*Dataset excerpt*.
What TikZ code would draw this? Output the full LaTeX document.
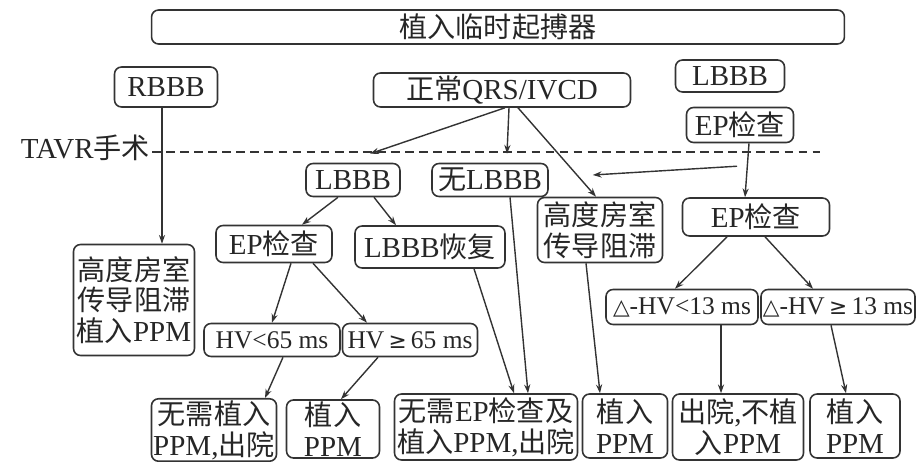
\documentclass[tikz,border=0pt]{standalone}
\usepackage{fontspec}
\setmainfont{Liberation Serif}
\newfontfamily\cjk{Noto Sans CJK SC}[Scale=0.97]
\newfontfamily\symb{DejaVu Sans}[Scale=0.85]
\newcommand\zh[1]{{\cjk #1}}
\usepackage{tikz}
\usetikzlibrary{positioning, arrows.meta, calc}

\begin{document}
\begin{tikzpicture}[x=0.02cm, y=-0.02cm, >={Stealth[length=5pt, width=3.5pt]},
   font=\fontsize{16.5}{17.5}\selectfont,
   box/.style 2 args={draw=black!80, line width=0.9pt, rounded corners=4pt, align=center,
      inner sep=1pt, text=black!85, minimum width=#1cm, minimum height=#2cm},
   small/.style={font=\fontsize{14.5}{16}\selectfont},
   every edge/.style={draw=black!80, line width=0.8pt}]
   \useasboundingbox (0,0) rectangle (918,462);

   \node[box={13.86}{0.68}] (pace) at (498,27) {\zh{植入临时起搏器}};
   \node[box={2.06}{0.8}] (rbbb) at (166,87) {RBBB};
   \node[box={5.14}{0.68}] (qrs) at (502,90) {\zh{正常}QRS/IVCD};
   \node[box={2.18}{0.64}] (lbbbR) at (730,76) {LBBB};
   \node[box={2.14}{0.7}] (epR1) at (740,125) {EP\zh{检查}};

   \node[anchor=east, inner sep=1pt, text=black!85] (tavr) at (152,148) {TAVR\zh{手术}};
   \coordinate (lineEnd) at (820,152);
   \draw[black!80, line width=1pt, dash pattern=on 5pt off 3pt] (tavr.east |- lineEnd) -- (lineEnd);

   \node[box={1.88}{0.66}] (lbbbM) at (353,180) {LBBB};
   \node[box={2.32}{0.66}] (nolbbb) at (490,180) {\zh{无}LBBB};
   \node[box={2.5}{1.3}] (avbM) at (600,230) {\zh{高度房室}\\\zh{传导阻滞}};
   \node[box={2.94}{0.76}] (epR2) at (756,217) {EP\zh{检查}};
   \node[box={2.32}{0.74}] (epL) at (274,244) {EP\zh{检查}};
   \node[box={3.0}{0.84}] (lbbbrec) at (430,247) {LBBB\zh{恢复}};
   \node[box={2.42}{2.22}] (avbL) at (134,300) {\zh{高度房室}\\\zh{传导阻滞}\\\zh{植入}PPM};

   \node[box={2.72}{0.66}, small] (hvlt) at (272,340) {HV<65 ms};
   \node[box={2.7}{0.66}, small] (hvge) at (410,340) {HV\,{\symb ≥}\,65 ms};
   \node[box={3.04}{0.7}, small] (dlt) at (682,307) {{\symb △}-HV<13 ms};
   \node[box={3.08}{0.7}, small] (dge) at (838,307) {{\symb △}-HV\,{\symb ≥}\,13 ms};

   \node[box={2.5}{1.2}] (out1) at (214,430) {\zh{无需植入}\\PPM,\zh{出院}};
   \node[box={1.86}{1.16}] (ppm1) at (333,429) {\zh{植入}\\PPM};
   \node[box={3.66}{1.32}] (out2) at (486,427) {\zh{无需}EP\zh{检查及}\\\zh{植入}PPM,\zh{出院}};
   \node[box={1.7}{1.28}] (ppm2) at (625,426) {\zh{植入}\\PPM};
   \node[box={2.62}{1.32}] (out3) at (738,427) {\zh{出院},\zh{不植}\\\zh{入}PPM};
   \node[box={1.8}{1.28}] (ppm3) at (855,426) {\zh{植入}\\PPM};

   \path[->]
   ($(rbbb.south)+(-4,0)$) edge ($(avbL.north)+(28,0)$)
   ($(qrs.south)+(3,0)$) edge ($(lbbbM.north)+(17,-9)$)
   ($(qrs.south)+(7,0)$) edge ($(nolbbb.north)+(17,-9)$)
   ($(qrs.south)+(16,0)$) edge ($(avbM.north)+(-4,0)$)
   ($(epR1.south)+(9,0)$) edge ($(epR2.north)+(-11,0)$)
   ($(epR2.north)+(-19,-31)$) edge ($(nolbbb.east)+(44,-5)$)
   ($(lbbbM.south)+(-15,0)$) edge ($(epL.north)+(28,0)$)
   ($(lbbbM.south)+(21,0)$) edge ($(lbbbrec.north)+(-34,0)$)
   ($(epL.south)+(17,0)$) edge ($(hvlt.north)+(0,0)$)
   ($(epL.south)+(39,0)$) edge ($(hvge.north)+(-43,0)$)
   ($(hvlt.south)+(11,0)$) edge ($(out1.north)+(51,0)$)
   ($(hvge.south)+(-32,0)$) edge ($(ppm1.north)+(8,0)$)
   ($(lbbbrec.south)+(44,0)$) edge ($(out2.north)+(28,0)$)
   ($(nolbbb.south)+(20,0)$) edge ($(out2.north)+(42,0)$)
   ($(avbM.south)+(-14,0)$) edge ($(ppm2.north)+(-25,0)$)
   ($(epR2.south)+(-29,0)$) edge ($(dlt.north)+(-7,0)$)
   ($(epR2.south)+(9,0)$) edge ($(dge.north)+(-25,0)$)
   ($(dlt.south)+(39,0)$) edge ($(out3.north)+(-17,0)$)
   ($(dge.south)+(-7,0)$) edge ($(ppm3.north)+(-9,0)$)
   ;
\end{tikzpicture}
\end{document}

*Task*. Reproduce the material above from its first line through the line containing "(0,0) rectangle (918,462);", both ends included, and skip every picture.

*Exercise answer*.
What TikZ code would draw this? Output the full LaTeX document.
\documentclass[tikz,border=0pt]{standalone}
\usepackage{fontspec}
\setmainfont{Liberation Serif}
\newfontfamily\cjk{Noto Sans CJK SC}[Scale=0.97]
\newfontfamily\symb{DejaVu Sans}[Scale=0.85]
\newcommand\zh[1]{{\cjk #1}}
\usepackage{tikz}
\usetikzlibrary{positioning, arrows.meta, calc}

\begin{document}
\begin{tikzpicture}[x=0.02cm, y=-0.02cm, >={Stealth[length=5pt, width=3.5pt]},
   font=\fontsize{16.5}{17.5}\selectfont,
   box/.style 2 args={draw=black!80, line width=0.9pt, rounded corners=4pt, align=center,
      inner sep=1pt, text=black!85, minimum width=#1cm, minimum height=#2cm},
   small/.style={font=\fontsize{14.5}{16}\selectfont},
   every edge/.style={draw=black!80, line width=0.8pt}]
   \useasboundingbox (0,0) rectangle (918,462);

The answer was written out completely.